SET PROBLEM: Write the listing below out again exactly, dropping the images.

GIVEN DATA:
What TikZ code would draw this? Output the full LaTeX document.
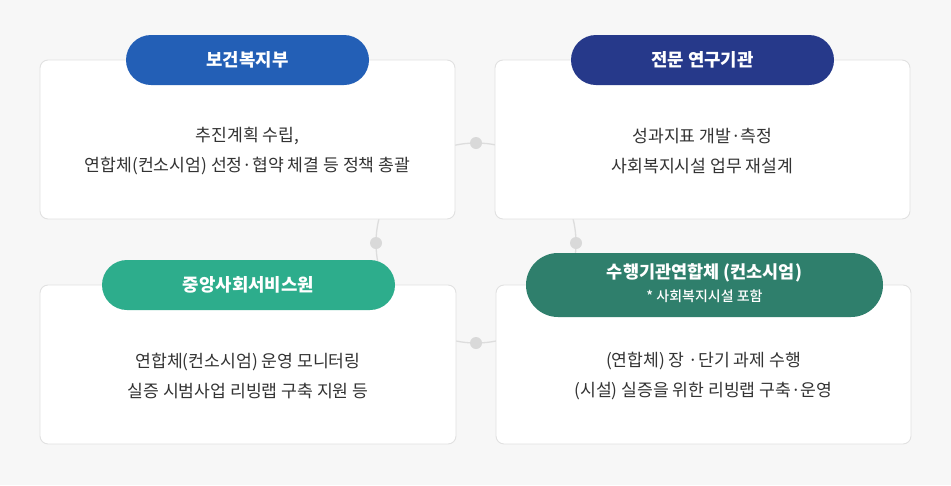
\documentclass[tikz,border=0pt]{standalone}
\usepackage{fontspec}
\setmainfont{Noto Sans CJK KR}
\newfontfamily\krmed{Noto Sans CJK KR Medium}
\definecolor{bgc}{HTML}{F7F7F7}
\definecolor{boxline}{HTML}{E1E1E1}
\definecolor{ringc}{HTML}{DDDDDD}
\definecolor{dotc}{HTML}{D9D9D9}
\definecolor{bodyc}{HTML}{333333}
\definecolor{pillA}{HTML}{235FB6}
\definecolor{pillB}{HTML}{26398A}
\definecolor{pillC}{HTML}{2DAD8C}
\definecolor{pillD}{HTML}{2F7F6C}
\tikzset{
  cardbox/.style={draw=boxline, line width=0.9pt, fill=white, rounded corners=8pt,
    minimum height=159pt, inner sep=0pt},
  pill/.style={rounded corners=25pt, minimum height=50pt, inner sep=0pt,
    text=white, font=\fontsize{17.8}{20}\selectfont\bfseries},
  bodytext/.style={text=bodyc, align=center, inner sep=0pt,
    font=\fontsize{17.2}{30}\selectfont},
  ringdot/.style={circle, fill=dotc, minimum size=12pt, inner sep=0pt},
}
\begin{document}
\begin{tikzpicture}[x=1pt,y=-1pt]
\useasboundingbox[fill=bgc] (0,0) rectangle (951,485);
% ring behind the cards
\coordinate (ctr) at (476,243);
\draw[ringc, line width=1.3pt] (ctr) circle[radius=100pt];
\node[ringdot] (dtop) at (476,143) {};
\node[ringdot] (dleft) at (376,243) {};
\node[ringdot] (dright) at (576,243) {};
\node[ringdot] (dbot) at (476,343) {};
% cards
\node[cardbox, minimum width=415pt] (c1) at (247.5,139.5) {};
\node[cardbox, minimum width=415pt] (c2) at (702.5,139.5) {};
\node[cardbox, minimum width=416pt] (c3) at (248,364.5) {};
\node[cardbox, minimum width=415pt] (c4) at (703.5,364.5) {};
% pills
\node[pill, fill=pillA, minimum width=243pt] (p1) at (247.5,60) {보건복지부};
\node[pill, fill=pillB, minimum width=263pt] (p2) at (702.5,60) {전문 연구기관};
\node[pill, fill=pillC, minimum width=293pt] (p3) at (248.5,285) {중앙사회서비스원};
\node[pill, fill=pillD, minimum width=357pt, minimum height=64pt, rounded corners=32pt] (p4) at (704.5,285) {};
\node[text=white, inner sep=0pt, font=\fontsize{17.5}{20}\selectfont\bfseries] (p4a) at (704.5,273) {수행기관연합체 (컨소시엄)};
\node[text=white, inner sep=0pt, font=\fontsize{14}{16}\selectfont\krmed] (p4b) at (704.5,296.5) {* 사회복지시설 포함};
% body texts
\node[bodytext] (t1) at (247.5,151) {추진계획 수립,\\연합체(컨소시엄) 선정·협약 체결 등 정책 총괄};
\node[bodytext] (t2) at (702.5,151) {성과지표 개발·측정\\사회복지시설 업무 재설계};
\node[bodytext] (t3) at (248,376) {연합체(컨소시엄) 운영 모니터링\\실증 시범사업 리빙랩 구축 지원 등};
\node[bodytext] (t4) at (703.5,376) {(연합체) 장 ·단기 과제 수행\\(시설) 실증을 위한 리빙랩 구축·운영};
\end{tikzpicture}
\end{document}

EXERCISE ANSWER:
What TikZ code would draw this? Output the full LaTeX document.
\documentclass[tikz,border=0pt]{standalone}
\usepackage{fontspec}
\setmainfont{Noto Sans CJK KR}
\newfontfamily\krmed{Noto Sans CJK KR Medium}
\definecolor{bgc}{HTML}{F7F7F7}
\definecolor{boxline}{HTML}{E1E1E1}
\definecolor{ringc}{HTML}{DDDDDD}
\definecolor{dotc}{HTML}{D9D9D9}
\definecolor{bodyc}{HTML}{333333}
\definecolor{pillA}{HTML}{235FB6}
\definecolor{pillB}{HTML}{26398A}
\definecolor{pillC}{HTML}{2DAD8C}
\definecolor{pillD}{HTML}{2F7F6C}
\tikzset{
  cardbox/.style={draw=boxline, line width=0.9pt, fill=white, rounded corners=8pt,
    minimum height=159pt, inner sep=0pt},
  pill/.style={rounded corners=25pt, minimum height=50pt, inner sep=0pt,
    text=white, font=\fontsize{17.8}{20}\selectfont\bfseries},
  bodytext/.style={text=bodyc, align=center, inner sep=0pt,
    font=\fontsize{17.2}{30}\selectfont},
  ringdot/.style={circle, fill=dotc, minimum size=12pt, inner sep=0pt},
}
\begin{document}
\begin{tikzpicture}[x=1pt,y=-1pt]
\useasboundingbox[fill=bgc] (0,0) rectangle (951,485);
% ring behind the cards
\coordinate (ctr) at (476,243);
\draw[ringc, line width=1.3pt] (ctr) circle[radius=100pt];
\node[ringdot] (dtop) at (476,143) {};
\node[ringdot] (dleft) at (376,243) {};
\node[ringdot] (dright) at (576,243) {};
\node[ringdot] (dbot) at (476,343) {};
% cards
\node[cardbox, minimum width=415pt] (c1) at (247.5,139.5) {};
\node[cardbox, minimum width=415pt] (c2) at (702.5,139.5) {};
\node[cardbox, minimum width=416pt] (c3) at (248,364.5) {};
\node[cardbox, minimum width=415pt] (c4) at (703.5,364.5) {};
% pills
\node[pill, fill=pillA, minimum width=243pt] (p1) at (247.5,60) {보건복지부};
\node[pill, fill=pillB, minimum width=263pt] (p2) at (702.5,60) {전문 연구기관};
\node[pill, fill=pillC, minimum width=293pt] (p3) at (248.5,285) {중앙사회서비스원};
\node[pill, fill=pillD, minimum width=357pt, minimum height=64pt, rounded corners=32pt] (p4) at (704.5,285) {};
\node[text=white, inner sep=0pt, font=\fontsize{17.5}{20}\selectfont\bfseries] (p4a) at (704.5,273) {수행기관연합체 (컨소시엄)};
\node[text=white, inner sep=0pt, font=\fontsize{14}{16}\selectfont\krmed] (p4b) at (704.5,296.5) {* 사회복지시설 포함};
% body texts
\node[bodytext] (t1) at (247.5,151) {추진계획 수립,\\연합체(컨소시엄) 선정·협약 체결 등 정책 총괄};
\node[bodytext] (t2) at (702.5,151) {성과지표 개발·측정\\사회복지시설 업무 재설계};
\node[bodytext] (t3) at (248,376) {연합체(컨소시엄) 운영 모니터링\\실증 시범사업 리빙랩 구축 지원 등};
\node[bodytext] (t4) at (703.5,376) {(연합체) 장 ·단기 과제 수행\\(시설) 실증을 위한 리빙랩 구축·운영};
\end{tikzpicture}
\end{document}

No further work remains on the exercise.